Un’altra area di crescente interesse è l’Oceania, con l’Australia che si sta affermando come il secondo maggiore produttore di terre rare dopo la Cina. Il governo australiano sta incentivando l’espansione dell’industria mineraria nazionale e rafforzando i legami con Stati Uniti e Giappone per creare un’alternativa affidabile all’egemonia cinese. La società australiana Lynas, uno dei principali produttori di terre rare al di fuori della Cina, ha avviato collaborazioni con governi occidentali per potenziare le capacità di raffinazione e ridurre la necessità di inviare materie prime in Asia.

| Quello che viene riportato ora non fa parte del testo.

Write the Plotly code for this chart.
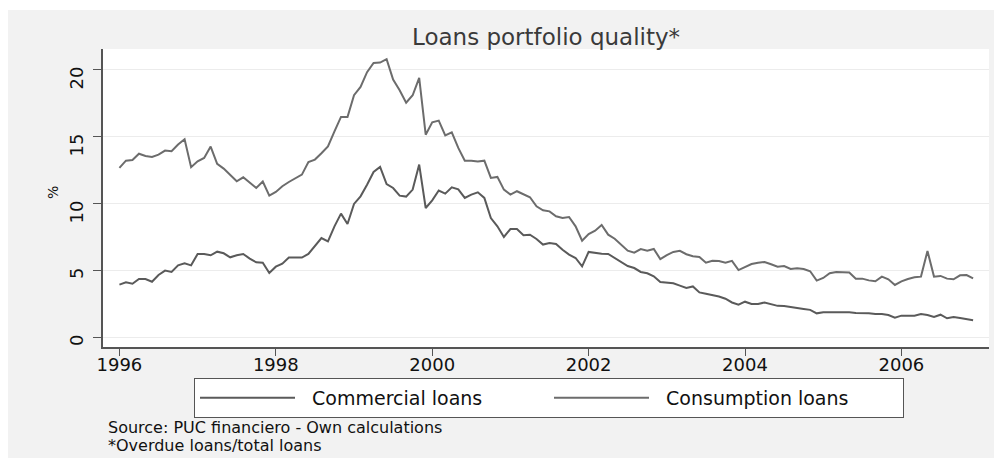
import plotly.graph_objects as go

# ---- data (monthly, Jan 1996 - Dec 2006) ----
start_year = 1996
n_months = 132
commercial = [
    3.93, 4.10, 4.00, 4.35, 4.35, 4.15, 4.65, 4.98, 4.88, 5.37, 5.52, 5.37,
    6.22, 6.22, 6.12, 6.39, 6.27, 5.97, 6.12, 6.22, 5.87, 5.60, 5.57, 4.80,
    5.27, 5.50, 5.95, 5.95, 5.95, 6.22, 6.84, 7.41, 7.16, 8.28, 9.23, 8.46,
    9.95, 10.52, 11.39, 12.34, 12.71, 11.44, 11.14, 10.57, 10.50, 11.02, 12.89, 9.65,
    10.22, 10.95, 10.72, 11.19, 11.04, 10.40, 10.65, 10.82, 10.40, 8.90, 8.28, 7.49,
    8.08, 8.08, 7.61, 7.66, 7.34, 6.92, 7.04, 6.97, 6.54, 6.17, 5.92, 5.30,
    6.37, 6.29, 6.24, 6.22, 5.92, 5.62, 5.32, 5.17, 4.88, 4.78, 4.55, 4.13,
    4.08, 4.03, 3.86, 3.68, 3.80, 3.35, 3.26, 3.18, 3.05, 2.88, 2.60, 2.43,
    2.66, 2.49, 2.49, 2.60, 2.47, 2.35, 2.34, 2.25, 2.17, 2.12, 2.05, 1.79,
    1.87, 1.88, 1.88, 1.87, 1.87, 1.82, 1.82, 1.80, 1.74, 1.74, 1.67, 1.47,
    1.62, 1.62, 1.62, 1.74, 1.67, 1.52, 1.69, 1.42, 1.52, 1.44, 1.37, 1.27,
]
consumption = [
    12.64, 13.18, 13.23, 13.70, 13.53, 13.46, 13.63, 13.93, 13.88, 14.38, 14.78, 12.69,
    13.13, 13.38, 14.23, 12.94, 12.59, 12.09, 11.64, 11.94, 11.52, 11.14, 11.62, 10.57,
    10.85, 11.27, 11.59, 11.89, 12.14, 13.08, 13.26, 13.73, 14.25, 15.37, 16.44, 16.44,
    18.06, 18.68, 19.78, 20.47, 20.50, 20.75, 19.23, 18.43, 17.50, 18.06, 19.35, 15.12,
    16.04, 16.17, 15.07, 15.30, 14.13, 13.18, 13.18, 13.11, 13.18, 11.89, 11.97, 11.02,
    10.65, 10.90, 10.65, 10.45, 9.78, 9.48, 9.40, 9.03, 8.90, 8.98, 8.28, 7.21,
    7.71, 7.96, 8.38, 7.66, 7.36, 6.92, 6.47, 6.32, 6.59, 6.47, 6.59, 5.84,
    6.14, 6.37, 6.45, 6.20, 6.05, 6.00, 5.57, 5.72, 5.70, 5.57, 5.71, 5.02,
    5.25, 5.47, 5.57, 5.62, 5.45, 5.27, 5.32, 5.10, 5.15, 5.10, 4.93, 4.23,
    4.43, 4.78, 4.88, 4.83, 4.83, 4.38, 4.38, 4.25, 4.18, 4.53, 4.33, 3.91,
    4.18, 4.35, 4.48, 4.53, 6.44, 4.53, 4.58, 4.38, 4.33, 4.63, 4.65, 4.40,
]
series_names = ["Commercial loans", "Consumption loans"]
x_ticks = [1996, 1998, 2000, 2002, 2004, 2006]
y_ticks = [0, 5, 10, 15, 20]
title_text = "Loans portfolio quality*"
note_lines = ["Source: PUC financiero - Own calculations", "*Overdue loans/total loans"]

months = [start_year + m / 12 for m in range(n_months)]

FONT = "DejaVu Sans"
# the page body has an 8px margin; work in page pixels and convert
OFF = 8
W, H = 1002 - OFF, 458 - OFF
L, R, T, B = 103 - OFF, 989 - OFF, 49 - OFF, 347 - OFF

fig = go.Figure()
fig.add_trace(go.Scatter(x=months, y=commercial, mode="lines",
                         name="\u00a0\u00a0" + series_names[0],
                         line=dict(color="#5a5a5a", width=2)))
fig.add_trace(go.Scatter(x=months, y=consumption, mode="lines",
                         name="\u00a0\u00a0" + series_names[1],
                         line=dict(color="#6c6c6c", width=2)))

def px_x(px):  # page pixel -> paper x
    return (px - OFF - L) / (R - L)

def px_y(py):  # page pixel -> paper y
    return (B - (py - OFF)) / (B - T)

annotations = [
    dict(text=title_text, xref="paper", yref="paper", x=0.5, y=px_y(37),
         xanchor="center", yanchor="middle", showarrow=False,
         font=dict(size=23, family=FONT, color="#3a3a3a")),
    dict(text="%", xref="paper", yref="paper", x=px_x(53), y=px_y(193),
         xanchor="center", yanchor="middle", showarrow=False, textangle=-90,
         font=dict(size=14, family=FONT, color="#111111")),
]
for k, line in enumerate(note_lines):
    annotations.append(dict(text=line, xref="paper", yref="paper", x=px_x(107), y=px_y(427 + 18 * k),
                            xanchor="left", yanchor="middle", align="left", showarrow=False,
                            borderpad=0,
                            font=dict(size=16, family=FONT, color="#111111")))

fig.update_layout(
    width=W, height=H,
    margin=dict(l=L, r=W - R, t=T, b=H - B, autoexpand=False),
    paper_bgcolor="white",
    plot_bgcolor="white",
    font=dict(family=FONT, color="#111111"),
    shapes=[
        dict(type="rect", xref="paper", yref="paper", layer="below",
             x0=px_x(8), x1=px_x(995), y0=px_y(458), y1=px_y(10),
             fillcolor="#f2f2f2", line=dict(width=0)),
        dict(type="rect", xref="paper", yref="paper", layer="below",
             x0=0, x1=1, y0=0, y1=1, fillcolor="white", line=dict(width=0)),
    ],
    xaxis=dict(range=[1995.79, 2007.12], tickvals=x_ticks, ticktext=[str(v) for v in x_ticks],
               automargin=False,
               showgrid=False, zeroline=False, showline=True, linecolor="#555555", linewidth=1.5,
               ticks="outside", ticklen=7, tickcolor="#555555", tickwidth=1.2,
               ticklabelstandoff=-6,
               tickfont=dict(size=18, family=FONT, color="#111111")),
    yaxis=dict(range=[-0.72, 21.51], tickvals=y_ticks, ticktext=[str(v) for v in y_ticks],
               automargin=False,
               showgrid=True, gridcolor="#ececec", gridwidth=1.2, zeroline=False,
               showline=True, linecolor="#555555", linewidth=1.5,
               ticks="outside", ticklen=8, tickcolor="#555555", tickwidth=1.2,
               ticklabelstandoff=16,
               tickangle=-89.99, tickfont=dict(size=18, family=FONT, color="#111111")),
    legend=dict(orientation="h", x=px_x(194), y=px_y(378), xanchor="left", yanchor="top",
                bgcolor="white", bordercolor="#555555", borderwidth=1,
                font=dict(size=19, family=FONT, color="#111111"),
                itemwidth=95, entrywidth=244, entrywidthmode="pixels",
                tracegroupgap=0),
    annotations=annotations,
)

fig.write_html("out.html")
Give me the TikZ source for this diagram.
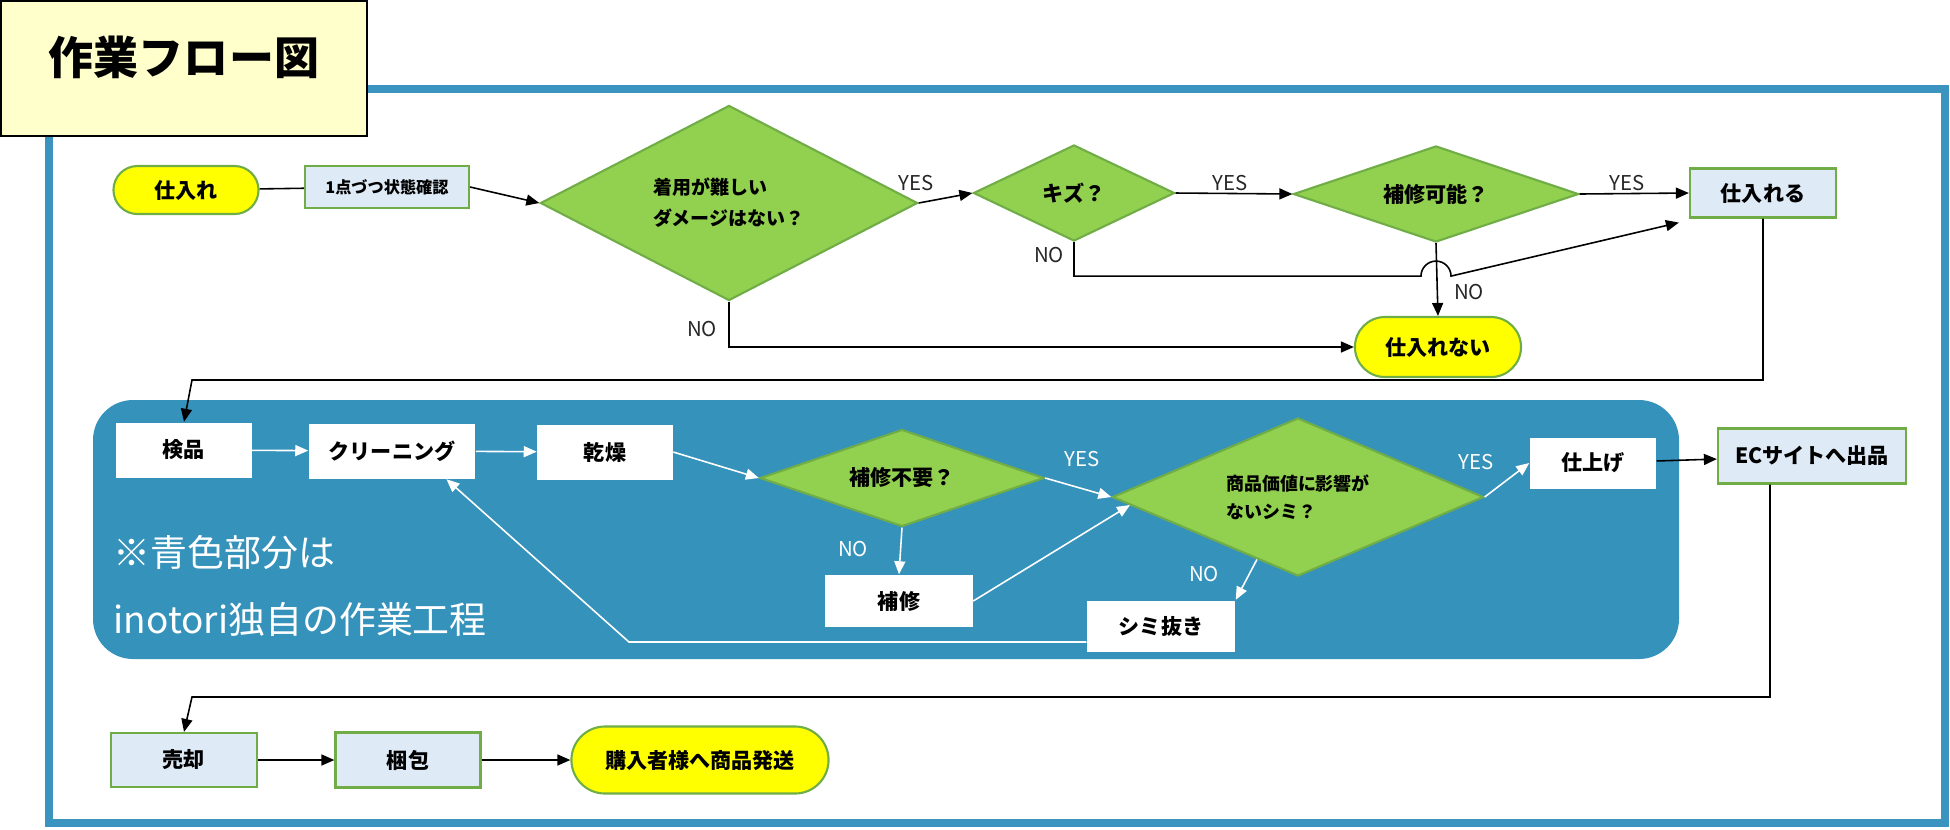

Sul piano economico, il crescente fabbisogno di terre rare sta alimentando una corsa agli investimenti, con aziende e governi che cercano di assicurarsi l’accesso a queste risorse prima che la domanda superi l’offerta. La transizione energetica e lo sviluppo delle tecnologie avanzate, come i veicoli elettrici e le turbine eoliche, stanno spingendo il valore di mercato delle terre rare a livelli record. Questo ha portato a una speculazione sui prezzi, con oscillazioni che possono avere un impatto significativo sulle industrie che dipendono da questi materiali.
Il futuro?
Nel lungo periodo, la ricerca di alternative potrebbe ridurre la pressione sulla domanda di terre rare. Gli scienziati stanno esplorando soluzioni per sostituire alcuni elementi critici con materiali più abbondanti, mentre il miglioramento delle tecnologie di riciclo potrebbe permettere di recuperare una quota maggiore di terre rare da dispositivi elettronici e batterie esauste. Tuttavia, queste soluzioni richiedono tempo per essere sviluppate su larga scala, e nel frattempo la competizione per il controllo delle risorse esistenti continuerà a influenzare le relazioni internazionali.
In questo contesto, le terre rare non sono più solo una questione industriale, ma un elemento centrale della strategia geopolitica globale. Chi controllerà questi materiali nei prossimi decenni avrà un vantaggio decisivo nella corsa per il dominio tecnologico ed economico, rendendo il mercato delle terre rare una delle arene più cruciali della politica internazionale del XXI secolo.